Ty Willingham bought into the hype and, consequently, his team lost that scrappy mentality. In 2003, Notre Dame lost its Fight. They opened the season with a tough win over Washington State (a good team), but then got blasted by Michigan. The wheels quickly fell off and Coach Willingham was getting death threats.
In comes the next candidate for apotheosis—Charlie Weis. The program was in disarray, but he is able to get folks to rally around him. He got the Fight back. He has two very successful seasons with Ty Willingham’s players, and praise is dumped on him faster than he can dig out from under it.
Charlie Weis, like Willingham, bought the hype. Rumor has it that Coach Weis forgot in Spring 2007 that football was a contact sport, thinking he could out-scheme opponents—he was smart enough to win games with his brain. That lack of physicality in practice led to poor performances on Saturdays. Really poor performances. “Worst offense in the country” kind of performances. And offense is supposed to be Weis’s forte. In 2007, Notre Dame lost its Fight.

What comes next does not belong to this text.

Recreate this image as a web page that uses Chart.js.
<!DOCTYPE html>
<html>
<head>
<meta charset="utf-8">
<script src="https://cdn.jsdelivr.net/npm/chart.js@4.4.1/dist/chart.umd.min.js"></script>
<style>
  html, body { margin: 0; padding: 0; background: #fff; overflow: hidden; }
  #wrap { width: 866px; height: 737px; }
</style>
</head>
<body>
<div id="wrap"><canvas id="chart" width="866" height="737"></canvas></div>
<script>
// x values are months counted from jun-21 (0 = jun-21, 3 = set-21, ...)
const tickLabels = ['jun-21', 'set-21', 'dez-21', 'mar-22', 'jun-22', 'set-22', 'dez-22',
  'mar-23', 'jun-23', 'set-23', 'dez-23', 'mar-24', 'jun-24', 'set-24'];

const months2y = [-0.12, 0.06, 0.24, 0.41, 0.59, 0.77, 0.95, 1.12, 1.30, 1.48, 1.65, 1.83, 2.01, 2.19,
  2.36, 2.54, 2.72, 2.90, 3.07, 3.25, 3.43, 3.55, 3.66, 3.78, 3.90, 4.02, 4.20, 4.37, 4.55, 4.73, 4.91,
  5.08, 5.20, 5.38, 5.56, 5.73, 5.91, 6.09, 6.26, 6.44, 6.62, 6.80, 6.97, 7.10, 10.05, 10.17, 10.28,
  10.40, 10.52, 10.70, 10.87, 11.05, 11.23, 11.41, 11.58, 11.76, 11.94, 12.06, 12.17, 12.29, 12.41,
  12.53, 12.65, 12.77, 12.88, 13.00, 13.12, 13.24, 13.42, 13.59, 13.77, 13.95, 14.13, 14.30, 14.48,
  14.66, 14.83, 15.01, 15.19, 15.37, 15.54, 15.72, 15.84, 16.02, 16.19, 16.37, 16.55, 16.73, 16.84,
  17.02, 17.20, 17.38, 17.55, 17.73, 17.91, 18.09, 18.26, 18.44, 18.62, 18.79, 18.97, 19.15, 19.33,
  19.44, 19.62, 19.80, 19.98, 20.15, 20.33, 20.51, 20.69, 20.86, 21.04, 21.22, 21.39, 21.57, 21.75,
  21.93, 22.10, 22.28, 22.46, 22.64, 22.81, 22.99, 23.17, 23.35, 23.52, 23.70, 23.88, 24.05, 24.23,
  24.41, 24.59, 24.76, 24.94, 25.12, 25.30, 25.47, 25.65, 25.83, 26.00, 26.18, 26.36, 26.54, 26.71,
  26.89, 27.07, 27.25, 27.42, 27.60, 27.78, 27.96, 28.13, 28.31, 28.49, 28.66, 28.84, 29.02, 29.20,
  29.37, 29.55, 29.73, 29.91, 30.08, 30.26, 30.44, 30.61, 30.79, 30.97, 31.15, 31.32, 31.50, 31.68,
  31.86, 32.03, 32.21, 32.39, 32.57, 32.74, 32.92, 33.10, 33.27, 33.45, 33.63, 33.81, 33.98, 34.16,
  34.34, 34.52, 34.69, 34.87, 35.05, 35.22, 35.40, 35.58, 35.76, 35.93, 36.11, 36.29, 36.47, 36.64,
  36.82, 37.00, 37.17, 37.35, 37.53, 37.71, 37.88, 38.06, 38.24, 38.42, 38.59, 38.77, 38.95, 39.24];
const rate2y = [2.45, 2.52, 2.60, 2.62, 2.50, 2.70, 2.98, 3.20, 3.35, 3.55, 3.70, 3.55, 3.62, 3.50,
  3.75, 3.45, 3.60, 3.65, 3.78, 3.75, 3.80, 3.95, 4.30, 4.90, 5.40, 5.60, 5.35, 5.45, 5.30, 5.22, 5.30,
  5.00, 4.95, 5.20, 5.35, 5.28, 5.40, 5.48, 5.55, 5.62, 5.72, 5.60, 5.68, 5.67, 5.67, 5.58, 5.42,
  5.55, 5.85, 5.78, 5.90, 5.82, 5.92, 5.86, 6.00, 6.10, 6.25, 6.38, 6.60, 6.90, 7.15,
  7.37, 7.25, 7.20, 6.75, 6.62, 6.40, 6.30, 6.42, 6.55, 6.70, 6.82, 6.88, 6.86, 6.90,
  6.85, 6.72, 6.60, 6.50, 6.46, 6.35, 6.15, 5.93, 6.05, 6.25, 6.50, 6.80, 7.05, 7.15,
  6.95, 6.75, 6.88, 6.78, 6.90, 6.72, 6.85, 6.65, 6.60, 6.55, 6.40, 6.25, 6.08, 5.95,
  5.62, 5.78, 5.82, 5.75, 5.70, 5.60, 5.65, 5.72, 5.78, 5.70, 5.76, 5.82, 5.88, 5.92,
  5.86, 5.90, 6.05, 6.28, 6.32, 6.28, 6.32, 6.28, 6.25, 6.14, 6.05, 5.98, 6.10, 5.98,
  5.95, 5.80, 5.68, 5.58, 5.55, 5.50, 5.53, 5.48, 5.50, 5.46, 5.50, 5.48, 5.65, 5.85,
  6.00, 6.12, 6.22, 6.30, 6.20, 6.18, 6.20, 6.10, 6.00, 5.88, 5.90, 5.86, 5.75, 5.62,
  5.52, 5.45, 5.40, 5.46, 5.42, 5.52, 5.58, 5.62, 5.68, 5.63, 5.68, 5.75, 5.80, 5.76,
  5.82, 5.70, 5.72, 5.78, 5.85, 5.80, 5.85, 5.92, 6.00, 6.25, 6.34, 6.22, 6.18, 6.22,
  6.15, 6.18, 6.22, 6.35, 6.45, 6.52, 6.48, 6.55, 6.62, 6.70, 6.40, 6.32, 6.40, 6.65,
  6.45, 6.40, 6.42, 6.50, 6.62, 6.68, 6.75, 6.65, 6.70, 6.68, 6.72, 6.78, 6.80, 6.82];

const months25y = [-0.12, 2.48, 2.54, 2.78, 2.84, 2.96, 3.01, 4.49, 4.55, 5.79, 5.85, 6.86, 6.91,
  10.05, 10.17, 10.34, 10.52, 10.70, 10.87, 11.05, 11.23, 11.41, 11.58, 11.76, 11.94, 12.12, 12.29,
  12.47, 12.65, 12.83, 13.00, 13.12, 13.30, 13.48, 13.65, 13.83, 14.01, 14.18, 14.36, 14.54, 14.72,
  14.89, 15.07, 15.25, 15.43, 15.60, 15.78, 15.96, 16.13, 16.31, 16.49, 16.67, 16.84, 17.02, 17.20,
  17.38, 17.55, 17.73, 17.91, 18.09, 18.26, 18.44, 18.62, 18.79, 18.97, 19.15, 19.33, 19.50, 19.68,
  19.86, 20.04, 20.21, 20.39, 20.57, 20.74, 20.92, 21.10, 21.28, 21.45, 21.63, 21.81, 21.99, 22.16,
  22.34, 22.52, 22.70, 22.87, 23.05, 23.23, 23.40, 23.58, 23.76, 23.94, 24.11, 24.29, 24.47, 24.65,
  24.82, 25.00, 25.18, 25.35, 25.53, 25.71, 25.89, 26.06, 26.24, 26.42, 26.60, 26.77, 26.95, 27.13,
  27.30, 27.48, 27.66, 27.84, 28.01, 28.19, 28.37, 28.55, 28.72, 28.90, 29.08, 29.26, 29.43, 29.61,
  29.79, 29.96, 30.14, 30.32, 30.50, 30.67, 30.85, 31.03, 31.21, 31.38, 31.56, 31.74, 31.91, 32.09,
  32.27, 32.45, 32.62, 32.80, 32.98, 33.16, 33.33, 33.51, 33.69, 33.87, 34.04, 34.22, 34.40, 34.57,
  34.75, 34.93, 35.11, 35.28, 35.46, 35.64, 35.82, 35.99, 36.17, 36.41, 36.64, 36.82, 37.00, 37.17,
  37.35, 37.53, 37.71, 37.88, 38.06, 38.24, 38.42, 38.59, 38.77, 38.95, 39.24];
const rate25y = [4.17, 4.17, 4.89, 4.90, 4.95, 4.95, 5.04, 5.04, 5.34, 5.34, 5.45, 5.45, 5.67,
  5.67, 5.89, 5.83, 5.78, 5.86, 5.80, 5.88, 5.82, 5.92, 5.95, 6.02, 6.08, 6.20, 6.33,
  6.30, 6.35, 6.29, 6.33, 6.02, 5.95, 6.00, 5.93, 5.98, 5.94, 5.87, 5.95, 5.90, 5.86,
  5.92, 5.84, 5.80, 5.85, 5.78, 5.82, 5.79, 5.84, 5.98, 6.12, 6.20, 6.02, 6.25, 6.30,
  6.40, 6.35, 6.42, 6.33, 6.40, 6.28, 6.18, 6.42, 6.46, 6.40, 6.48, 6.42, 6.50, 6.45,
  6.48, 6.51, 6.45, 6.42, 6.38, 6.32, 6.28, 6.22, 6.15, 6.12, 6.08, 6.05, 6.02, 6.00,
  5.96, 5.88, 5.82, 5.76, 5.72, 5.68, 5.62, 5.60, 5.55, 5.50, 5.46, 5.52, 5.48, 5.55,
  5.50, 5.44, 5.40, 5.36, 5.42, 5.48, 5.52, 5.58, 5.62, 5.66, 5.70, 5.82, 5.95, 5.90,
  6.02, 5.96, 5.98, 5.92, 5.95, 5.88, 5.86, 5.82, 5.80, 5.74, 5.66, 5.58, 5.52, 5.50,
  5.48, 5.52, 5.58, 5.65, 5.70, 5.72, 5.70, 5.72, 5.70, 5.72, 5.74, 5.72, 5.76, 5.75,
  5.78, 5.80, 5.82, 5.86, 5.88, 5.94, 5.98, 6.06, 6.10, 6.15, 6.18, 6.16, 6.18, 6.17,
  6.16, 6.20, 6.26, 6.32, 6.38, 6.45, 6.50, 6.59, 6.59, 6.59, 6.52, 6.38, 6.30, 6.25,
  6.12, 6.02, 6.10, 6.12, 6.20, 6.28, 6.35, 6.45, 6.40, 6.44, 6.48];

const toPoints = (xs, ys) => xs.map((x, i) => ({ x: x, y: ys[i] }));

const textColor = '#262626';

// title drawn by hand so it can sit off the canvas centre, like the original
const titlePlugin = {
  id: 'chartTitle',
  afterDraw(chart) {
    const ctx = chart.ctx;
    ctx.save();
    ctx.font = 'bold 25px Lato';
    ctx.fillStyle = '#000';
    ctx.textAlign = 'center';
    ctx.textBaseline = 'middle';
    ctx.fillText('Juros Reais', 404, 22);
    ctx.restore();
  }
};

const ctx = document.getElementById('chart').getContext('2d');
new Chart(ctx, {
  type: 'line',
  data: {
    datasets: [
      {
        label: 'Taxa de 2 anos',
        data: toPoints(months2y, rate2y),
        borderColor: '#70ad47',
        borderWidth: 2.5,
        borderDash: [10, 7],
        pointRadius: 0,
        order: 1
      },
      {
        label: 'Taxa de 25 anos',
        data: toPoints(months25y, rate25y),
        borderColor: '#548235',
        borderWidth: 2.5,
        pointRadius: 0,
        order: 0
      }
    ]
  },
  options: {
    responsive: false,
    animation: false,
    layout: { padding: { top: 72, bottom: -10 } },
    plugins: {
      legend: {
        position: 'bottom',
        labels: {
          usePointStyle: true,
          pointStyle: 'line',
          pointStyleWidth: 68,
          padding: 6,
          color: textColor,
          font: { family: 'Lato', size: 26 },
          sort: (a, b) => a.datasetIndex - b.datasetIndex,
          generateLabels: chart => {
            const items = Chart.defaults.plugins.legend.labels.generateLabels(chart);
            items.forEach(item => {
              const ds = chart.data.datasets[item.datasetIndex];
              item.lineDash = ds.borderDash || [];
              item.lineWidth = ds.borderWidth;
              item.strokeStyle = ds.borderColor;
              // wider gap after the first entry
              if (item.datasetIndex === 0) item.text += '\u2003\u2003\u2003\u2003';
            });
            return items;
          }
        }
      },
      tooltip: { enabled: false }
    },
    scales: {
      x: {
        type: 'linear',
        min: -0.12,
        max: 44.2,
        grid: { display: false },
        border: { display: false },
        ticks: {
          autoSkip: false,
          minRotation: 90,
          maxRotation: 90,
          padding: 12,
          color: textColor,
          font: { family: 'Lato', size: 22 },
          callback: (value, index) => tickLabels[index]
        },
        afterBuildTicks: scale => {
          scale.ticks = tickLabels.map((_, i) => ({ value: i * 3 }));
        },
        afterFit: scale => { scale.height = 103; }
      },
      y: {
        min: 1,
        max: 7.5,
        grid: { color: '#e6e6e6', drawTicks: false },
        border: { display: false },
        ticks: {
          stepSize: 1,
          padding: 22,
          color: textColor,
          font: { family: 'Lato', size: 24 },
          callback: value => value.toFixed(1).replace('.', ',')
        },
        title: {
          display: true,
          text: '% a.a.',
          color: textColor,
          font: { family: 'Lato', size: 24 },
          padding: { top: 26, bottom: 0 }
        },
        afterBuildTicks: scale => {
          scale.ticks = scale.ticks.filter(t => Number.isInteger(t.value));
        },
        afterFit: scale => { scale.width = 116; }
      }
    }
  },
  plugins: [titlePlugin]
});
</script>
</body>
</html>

This was a best case scenario for the Irish. Notre Dame, like Michigan, was engulfed in its own mythology and needed a dose of reality (which, in Michigan’s case, came in the form of Appalachian State). Charlie Weis was humbled but the situation did not become unmanageable. Some players left, but more are arriving. The coaches, players and fans have reevaluated their expectations, and, hopefully, the Irish have got their Fight back.
But let this be a warning to the college football nation (including you, Alabama). A little success creates expectations and cultures of hero worship that can be self-destructive. They lead to instability and performance-inhibiting self-aggrandizement. And impossibly-high standards of success and myths of the past are much easier to build up than to bring down.